The exact cause of psoriasis is not well understood, but it is generally accepted that there are a number of factors that may contribute to an individual’s susceptibility to the condition and trigger symptoms. It is not a communicable condition and cannot be passed on from an infected patient to another person.
An abnormality in the immune system is thought to be the primary reason for the symptoms of psoriasis. The T-cells are usually responsible for the detection and destruction of bacteria and other infections in the body, but direct their action towards the healthy skin cell sin patients with psoriasis.

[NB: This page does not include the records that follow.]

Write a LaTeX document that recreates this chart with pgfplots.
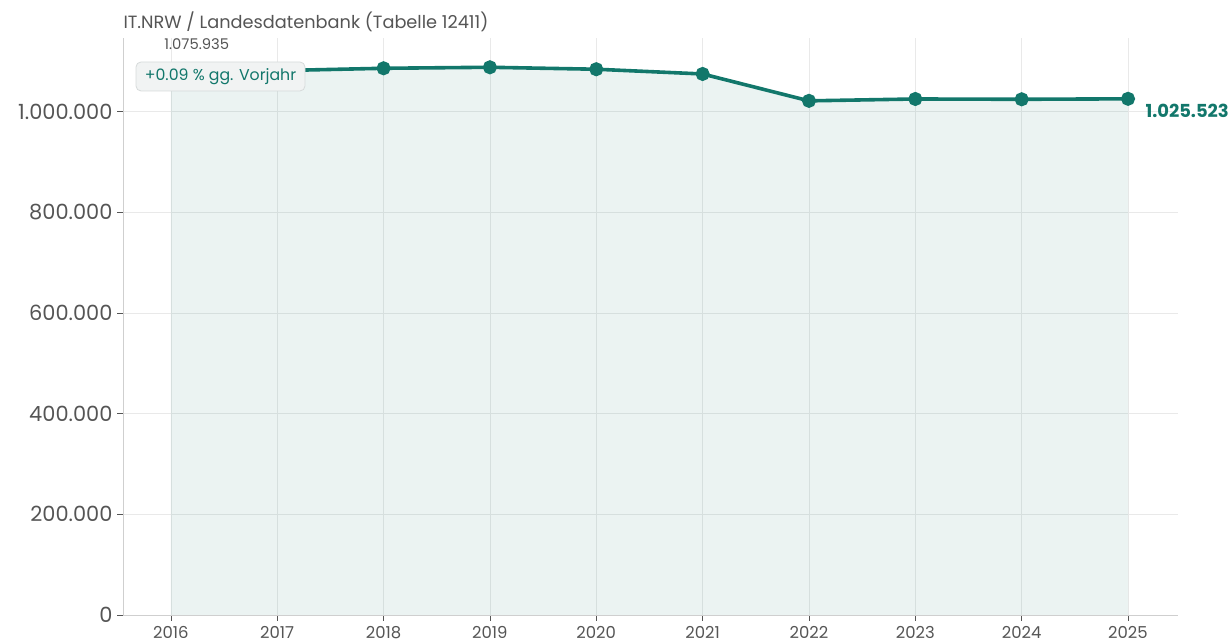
\documentclass[border=0pt]{standalone}
\usepackage{pgfplots}
\pgfplotsset{compat=1.18}
\usepackage{fontspec}
\setmainfont{Poppins}

\definecolor{lineteal}{HTML}{12776B}
\definecolor{gridgray}{HTML}{E9E9E9}
\definecolor{axisgray}{HTML}{CFCFCF}
\definecolor{labelgray}{HTML}{555555}
\definecolor{boxfill}{HTML}{F1F3F3}
\definecolor{boxdraw}{HTML}{D6DADA}

% Beschäftigte je Jahr
\pgfplotstableread{
year value
2016 1075935
2017 1081500
2018 1086200
2019 1088200
2020 1084300
2021 1074900
2022 1021500
2023 1025200
2024 1024601
2025 1025523
}\datatable

\begin{document}
\begin{tikzpicture}[x=1bp,y=1bp]
\path[use as bounding box] (0,0) rectangle (1231,643);
\begin{axis}[
  at={(123bp,28bp)}, anchor=south west,
  scale only axis, width=1055bp, height=577bp,
  xmin=2015.55, xmax=2025.47,
  ymin=0, ymax=1146400,
  xtick={2016,2017,...,2025},
  ytick={0,200000,400000,600000,800000,1000000},
  axis x line*=bottom, axis y line*=left,
  axis line style={draw=axisgray, line width=0.8pt},
  grid=major,
  major grid style={draw=gridgray, line width=0.7pt},
  tick align=outside,
  major tick length=6bp,
  tick style={draw=labelgray, line width=0.7pt},
  /pgf/number format/assume math mode=true,
  yticklabel style={/pgf/number format/fixed, /pgf/number format/precision=0,
    /pgf/number format/1000 sep={.}, font=\fontsize{21}{21}\selectfont, xshift=-1bp},
  xticklabel style={/pgf/number format/1000 sep={}, yshift=-1.5bp,
    font=\fontsize{16.5}{16.5}\selectfont},
  scaled y ticks=false,
  tick label style={text=labelgray},
  clip=false,
]
\addplot[draw=none, fill=lineteal, fill opacity=0.085] table[x=year, y=value] {\datatable} \closedcycle;
\addplot[color=lineteal, line width=3.6bp, mark=*, mark size=5.2bp] table[x=year, y=value] {\datatable};
\node[anchor=west, font=\bfseries\fontsize{18}{18}\selectfont, text=lineteal]
  at (axis cs:2025,1025523) [xshift=14bp, yshift=-12bp] {1.025.523};
\node[anchor=west, font=\fontsize{14.8}{14.8}\selectfont, text=labelgray]
  at (axis cs:2016,1075935) [xshift=-10bp, yshift=29bp] {1.075.935};
\end{axis}
\node[anchor=west, font=\fontsize{17.8}{17.8}\selectfont, text=labelgray] at (120,621)
  {IT.NRW / Landesdatenbank (Tabelle 12411)};
\node[draw=boxdraw, fill=boxfill, rounded corners=5bp, line width=0.8pt,
  text=lineteal, font=\fontsize{15.8}{15.8}\selectfont,
  minimum width=169bp, minimum height=29bp, inner sep=0pt] at (220.5,566.5)
  {+0.09 \% gg. Vorjahr};
\end{tikzpicture}
\end{document}
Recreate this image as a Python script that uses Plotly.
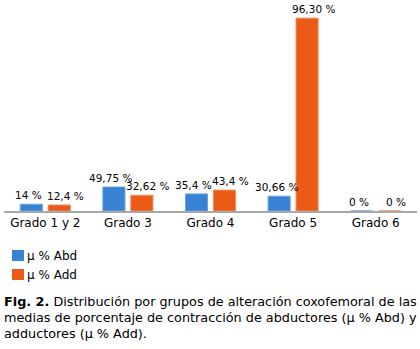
import plotly.graph_objects as go

categories = ["Grado 1 y 2", "Grado 3", "Grado 4", "Grado 5", "Grado 6"]
series_names = ["\u00b5 % Abd", "\u00b5 % Add"]
# bar heights as drawn in the picture (the 96,30 % bar is drawn much taller than its label)
abd_heights = [14, 49.75, 35.4, 30.66, 0]
add_heights = [12.4, 32.62, 43.4, 400, 0]
abd_labels = ["14 %", "49,75 %", "35,4 %", "30,66 %", "0 %"]
add_labels = ["12,4 %", "32,62 %", "43,4 %", "96,30 %", "0 %"]
colors = ["#3782d2", "#eb5a17"]
edge_colors = ["#6aa3e0", "#f08a55"]
label_xshift = [-3, 6]

FONT = "DejaVu Sans, Verdana, sans-serif"
BARGAP = 0.323
slot = (1 - BARGAP) / 2
offsets = [-slot / 2, slot / 2]

fig = go.Figure()
for k, (name, h, c, ec) in enumerate(zip(series_names, [abd_heights, add_heights],
                                         colors, edge_colors)):
    fig.add_trace(go.Bar(
        x=list(range(len(categories))), y=h, name=name,
        marker=dict(color=c, line=dict(color=ec, width=1)),
        showlegend=False,
    ))

# value labels above bars
for k, (h, lab) in enumerate(zip([abd_heights, add_heights], [abd_labels, add_labels])):
    for i, (v, t) in enumerate(zip(h, lab)):
        fig.add_annotation(x=i + offsets[k], y=v, xref="x", yref="y", text=t,
                           showarrow=False, xanchor="center", yanchor="bottom",
                           xshift=label_xshift[k], yshift=1,
                           font=dict(family=FONT, size=10.5, color="#000"))

fig.update_layout(
    width=420, height=349,
    margin=dict(l=4, r=3, t=0, b=138),
    paper_bgcolor="white", plot_bgcolor="white",
    barmode="group", bargap=BARGAP, bargroupgap=0.21,
    font=dict(family=FONT, size=12, color="#000"),
)
fig.update_xaxes(showline=True, linecolor="#a8a8a8", linewidth=2, ticks="",
                 tickmode="array", tickvals=list(range(len(categories))),
                 ticktext=categories,
                 tickfont=dict(family=FONT, size=12, color="#000"),
                 showgrid=False, zeroline=False, range=[-0.5, 4.5])
fig.update_yaxes(visible=False, range=[0, 437.7], showgrid=False, zeroline=False)

# legend drawn manually
for i, (name, c) in enumerate(zip(series_names, colors)):
    y0 = 250 + i * 19
    fig.add_shape(type="rect", xref="paper", yref="paper",
                  x0=(12 - 4) / 413, x1=(24 - 4) / 413,
                  y0=(211 - y0 - 11) / 211, y1=(211 - y0) / 211,
                  fillcolor=c, line=dict(width=0))
    fig.add_annotation(xref="paper", yref="paper", x=(25 - 4) / 413,
                       y=(211 - y0 - 5.5) / 211, text=name, showarrow=False,
                       xanchor="left", yanchor="middle",
                       font=dict(family=FONT, size=12, color="#000"))

caption_lines = [
    "<b>Fig. 2.</b> Distribución por grupos de alteración coxofemoral de las",
    "medias de porcentaje de contracción de abductores (µ % Abd) y",
    "adductores (µ % Add).",
]
for i, line in enumerate(caption_lines):
    yc = 301 + i * 16
    fig.add_annotation(xref="paper", yref="paper", x=(2 - 4) / 413,
                       y=(211 - yc) / 211, text=line, showarrow=False,
                       xanchor="left", yanchor="middle",
                       font=dict(family=FONT, size=12.8, color="#000"))

fig.write_html("out.html")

This leads to overproduction of new skin cells in the deep skin layers, triggering the release of more T-cells and continuing the cycle, eventually leading to psoriatic symptoms. The cause of this effect is thought to be a result of a combination of genetic susceptibility and environmental triggers.
Approximately 1 in 3 of patients with psoriasis have a family history of the condition and if one identical twin is affected, the other has a 70% chance of developing the condition. These findings suggest a genetic link to the pathogenesis of psoriasis and genetic loci associated with the condition have been identified.
There are many genes that are thought to be involved in the genetic susceptibility to psoriasis, many of which play a role in the immune system, specifically the major histocompatibility complex (MHC) and T cells. The most common genetic determinant of the condition is PSORS1, which is responsible for up to half of all genetically inherited cases.
Gene mutations that have a notable effect on the immune system, such as IL12B and IL23R, are also being investigated for the role they play in causing psoriasis.
There are certain triggers for psoriasis that are known to induce or worsen symptoms of the condition following exposure. These triggers may include:
- Injury to the skin (e.g. cut, insect bite, sunburn)
- Excessive alcohol consumption
- Hormonal changes at puberty or menopause
- Sickness (e.g. streptococcal throat infection)
- Seasonal or climate changes
- Dry skin
People with psoriasis should be encouraged to reduce their exposure to these triggers, to help improve their symptoms and avoid a flare-up of the condition.
Individuals with HIV are equally likely to suffer from psoriasis than members of the general population but those that are often affected experience symptoms that are more severe.
For this reason, there is a considerably higher incidence of psoriatic arthritis among patients with psoriasis that are HIV-positive, compared to other patients. The overall symptoms tend to be more severe and many of these patients require treatments beyond the standard therapy used for psoriasis.
There are some medications that may trigger symptoms of psoriasis in some patients, such as:
- ACE inhibitors
- Antimalarial medicine
- Beta blockers
- Calcium channel blockers
- Non-steroidal anti-inflammatory drugs
- TNF inhibitors (e.g. infliximab or adalimumab)
Additionally, the withdrawal of topical corticosteroid cream may aggravate symptoms, due to a rebound effect.